Здесь скорее интересна связь двух контекстов: новое понимание проблемы исторического и революционного насилия. Это понимание предполагает в первую очередь преобладание «толпы» и в истории, и в революции. Во власти — как и в революционном движении — тоже могут быть мирные и слабые люди, не созданные для управления страной и не способные к насилию, оказавшиеся на престоле по случайности престолонаследия (или в тайном обществе по случайности трактирного знакомства). Эти случайные люди на престоле устраняются с помощью убийств, эти мирные революционеры используются как живые бомбы или агитаторы и расклейщики афиш, не говоря уже о втором и третьем планах массовки. С другой стороны, настоящий, то есть прирожденный правитель (правитель-тиран) и настоящий профессиональный революционер — это один и тот же человеческий тип; в сущности, это криминальная личность[688]
. Поэтому сам тип человека-хищника, «человека жестокого» может быть описан и как примитивный, атавистический тип по Ломброзо[689]. Эти черты анатомического атавизма можно увидеть у Репина, очень интересовавшегося медициной.Уже в чугуевских этюдах и первых портретах, написанных после возвращения из Франции, ощущается постепенное исчезновение невозмутимого эпического спокойствия, характерного для первого Репина, автора «Бурлаков» и «Проводов новобранца». Превращение эпоса в драму приводит к специализации пафоса: в пространстве репинских сюжетов из нейтрального эпического повествования возникают комедия и трагедия. Комизм заложен во втором Репине с самого начала — в самом его отношении к человеку с его почти раблезианской телесной проблематикой; после 1880 года этот комизм развивается, усложняется, принимает более скрытые формы. Трагедия же порождается усложнением и расширением антропологического контекста — появлением насилия, крови, смерти, а главное, самого носителя категории «трагического». Таким носителем является человек власти, главным образом исторический герой.
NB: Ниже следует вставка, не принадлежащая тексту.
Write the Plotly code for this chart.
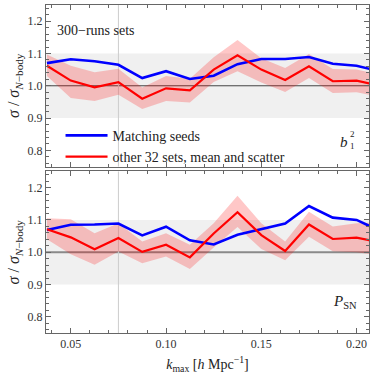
import plotly.graph_objects as go
from plotly.subplots import make_subplots

# k_max values (h/Mpc)
k_max = [0.0375, 0.05, 0.0625, 0.075, 0.0875, 0.1, 0.1125, 0.125,
         0.1375, 0.15, 0.1625, 0.175, 0.1875, 0.2, 0.2125]

# top panel: b1^2
b1_seeds = [1.070, 1.082, 1.076, 1.065, 1.024, 1.045, 1.021, 1.031,
            1.067, 1.083, 1.083, 1.089, 1.068, 1.062, 1.044]
b1_mean = [1.062, 1.016, 0.995, 1.011, 0.960, 0.992, 0.986, 1.050,
           1.094, 1.050, 1.018, 1.060, 1.014, 1.016, 1.000]
b1_upper = [1.097, 1.062, 1.042, 1.053, 0.995, 1.030, 1.022, 1.088,
            1.142, 1.085, 1.055, 1.098, 1.052, 1.050, 1.035]
b1_lower = [1.030, 0.962, 0.953, 0.972, 0.928, 0.953, 0.948, 1.012,
            1.045, 1.010, 0.981, 1.024, 0.978, 0.980, 0.965]

# bottom panel: P_SN
psn_seeds = [1.069, 1.085, 1.086, 1.089, 1.052, 1.079, 1.037, 1.024,
             1.054, 1.071, 1.089, 1.143, 1.107, 1.100, 1.065]
psn_mean = [1.071, 1.046, 1.009, 1.044, 1.001, 1.023, 0.984, 1.058,
            1.124, 1.053, 1.004, 1.086, 1.041, 1.045, 1.030]
psn_upper = [1.105, 1.102, 1.059, 1.090, 1.033, 1.059, 1.023, 1.090,
             1.175, 1.090, 1.033, 1.125, 1.080, 1.090, 1.092]
psn_lower = [1.040, 0.994, 0.961, 1.002, 0.966, 0.987, 0.948, 1.015,
             1.078, 1.010, 0.975, 1.048, 1.003, 1.000, 0.990]

FONT = "Liberation Serif, DejaVu Serif, serif"
BLUE = "#0000ff"
RED = "#ff0000"
BAND = "rgba(255, 0, 0, 0.22)"

fig = make_subplots(rows=2, cols=1, shared_xaxes=True, vertical_spacing=0.015)

panels = [(1, b1_seeds, b1_mean, b1_upper, b1_lower),
          (2, psn_seeds, psn_mean, psn_upper, psn_lower)]

for row, seeds, mean, upper, lower in panels:
    # scatter band
    fig.add_trace(go.Scatter(x=k_max, y=upper, mode="lines", line=dict(width=0),
                             showlegend=False, hoverinfo="skip"), row=row, col=1)
    fig.add_trace(go.Scatter(x=k_max, y=lower, mode="lines", line=dict(width=0),
                             fill="tonexty", fillcolor=BAND,
                             showlegend=False, hoverinfo="skip"), row=row, col=1)
    fig.add_trace(go.Scatter(x=k_max, y=seeds, mode="lines",
                             line=dict(color=BLUE, width=2.6),
                             name="Matching seeds", showlegend=(row == 1)),
                  row=row, col=1)
    fig.add_trace(go.Scatter(x=k_max, y=mean, mode="lines",
                             line=dict(color=RED, width=2.2),
                             name="other 32 sets, mean and scatter",
                             showlegend=(row == 1)),
                  row=row, col=1)

    yref = "y" if row == 1 else "y2"
    xdom = "x domain" if row == 1 else "x2 domain"
    xref = "x" if row == 1 else "x2"
    # grey 10% band
    fig.add_shape(type="rect", xref=xdom, yref=yref, x0=0, x1=1, y0=0.9, y1=1.1,
                  fillcolor="#f0f0f0", line=dict(width=0), layer="below")
    # unity line
    fig.add_shape(type="line", xref=xdom, yref=yref, x0=0, x1=1, y0=1.0, y1=1.0,
                  line=dict(color="#444444" if row == 1 else "#8a8a8a",
                            width=1 if row == 1 else 2), layer="below")
    # vertical marker at k = 0.075
    fig.add_shape(type="line", xref=xref, yref=yref + " domain", x0=0.075, x1=0.075,
                  y0=0, y1=1, line=dict(color="#cccccc", width=1), layer="below")

axis_common = dict(showline=True, linecolor="#666666", linewidth=1, mirror="ticks",
                   ticks="inside", ticklen=5, tickcolor="#666666",
                   showgrid=False, zeroline=False,
                   tickfont=dict(family=FONT, size=12, color="#333333"),
                   minor=dict(ticks="inside", ticklen=3, tickcolor="#666666"))

for i in (1, 2):
    fig.update_xaxes(range=[0.037, 0.2065], tick0=0.05, dtick=0.05,
                     tickformat=".2f", minor_dtick=0.01, row=i, col=1, **axis_common)
    fig.update_yaxes(range=[0.75, 1.25], tick0=0.8, dtick=0.1, tickformat=".1f",
                     minor_dtick=0.02, row=i, col=1,
                     title=dict(text="<i>σ</i> / <i>σ</i><sub><i>N</i>−body</sub>",
                                font=dict(family=FONT, size=16, color="#222222"),
                                standoff=3),
                     **axis_common)

fig.update_xaxes(row=2, col=1,
                 title=dict(text="<i>k</i><sub>max</sub> [<i>h</i> Mpc<sup>−1</sup>]",
                            font=dict(family=FONT, size=14, color="#222222"),
                            standoff=8))

fig.add_annotation(text="300−runs sets", xref="x domain", yref="y domain",
                   x=0.028, y=0.845, xanchor="left", yanchor="middle", showarrow=False,
                   font=dict(family=FONT, size=14, color="#222222"))
fig.add_annotation(text="<i>b</i>", xref="x domain", yref="y domain",
                   x=0.94, y=0.155, xanchor="right", yanchor="middle", showarrow=False,
                   font=dict(family=FONT, size=15, color="#222222"))
fig.add_annotation(text="2<br>1", xref="x domain", yref="y domain",
                   x=0.935, y=0.165, xanchor="left", yanchor="middle", showarrow=False,
                   align="left", font=dict(family=FONT, size=9, color="#222222"))
fig.add_annotation(text="<i>P</i><sub>SN</sub>", xref="x2 domain", yref="y2 domain",
                   x=0.97, y=0.19, xanchor="right", yanchor="middle", showarrow=False,
                   font=dict(family=FONT, size=15, color="#222222"))

fig.update_layout(
    width=374, height=382,
    margin=dict(l=46, r=5, t=5, b=49),
    plot_bgcolor="white", paper_bgcolor="white",
    font=dict(family=FONT, color="#222222"),
    showlegend=True,
    legend=dict(x=0.045, y=0.65, xanchor="left", yanchor="top",
                traceorder="normal",
                bgcolor="rgba(0,0,0,0)", font=dict(family=FONT, size=14),
                tracegroupgap=0, itemwidth=42),
)

# drop the default 8px page margin so the figure sits at the window origin
fig.write_html("out.html", config={"displayModeBar": False},
               post_script="document.body.style.margin = '0';")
Драматизации сюжетов и персонажей сопутствует своеобразная драматизация техники живописи, придающая еще большую выразительность портретным характеристикам. Она утрачивает спокойную нейтральность — пусть не стертость, безликость и анонимность — репинской живописи 70-х годов, которая, например, видна еще в написанном в 1880 году, на самой границе новой эпохи, портрете Писемского. Только после 1880 года у Репина появляется свободная, почти этюдная манера, которую можно даже назвать экспрессивной; появляется знаменитый репинский «удар кисти».
Возможно, эта новая техника живописи, появляющаяся у Репина вместе с пленэром и светлым пленэрным колоритом, связана именно с пейзажной оптикой — с пониманием подвижности световоздушной среды и стремлением передать ее движение. Но пленэрная оптика чрезвычайно важна и сама по себе. Она порождает еще один вариант второго Репина. Если второй Репин-портретист стремится (в том числе и в больших жанровых и исторических картинах) к максимальной индивидуальности, характерности, выразительности первого плана, то второй Репин-пейзажист, наоборот, пытается передать пространственную дистанцию. Увидеть человека или толпу людей как бы сквозь пелену горячего воздуха — как нечто целое, как массу со стертыми, почти неразличимыми особенностями, как лишенный выразительности третий план. Конечно, Репин еще не в состоянии превратить ее в оптическое «слепое пятно» (как это сделают художники «нового реализма»), но само это пленэрное отстранение — как живописный прием, порождающий новую философию жизни, новую философию человека, новое понимание народа даже не как толпы (состоящей все-таки из людей), а именно как массы, месива, — ведет в перспективе к Сергею Иванову и Валентину Серову 1902 года.
Мир комедии у Репина — это мир современности. Мир, где существуют (если говорить о героях) разнообразные травоядные и мелкие хищники. Это означает невозможность подлинных страстей и крови: они у Репина будут отданы истории, миру, где водятся крупные хищники, настоящие злодеи, монстры. Эта «безопасность» изначально придает современным персонажам — даже террористам — комический статус. Можно было бы применить в данном случае термин «анекдот» — если бы не монументальность. Анекдот, в отличие от комедии в первоначальном античном смысле, предполагает маленький частный случай; он возможен, в сущности, лишь в контексте натуральной школы. А комедия Репина явно выходит за рамки частного случая.
Мир комедии — это еще и определенный стиль, пленэрный светлый колорит; свободная, виртуозная, как бы слегка легкомысленная техника. Это означает в первую очередь отсутствие самой трагической сцены (требующей темноты и замкнутости).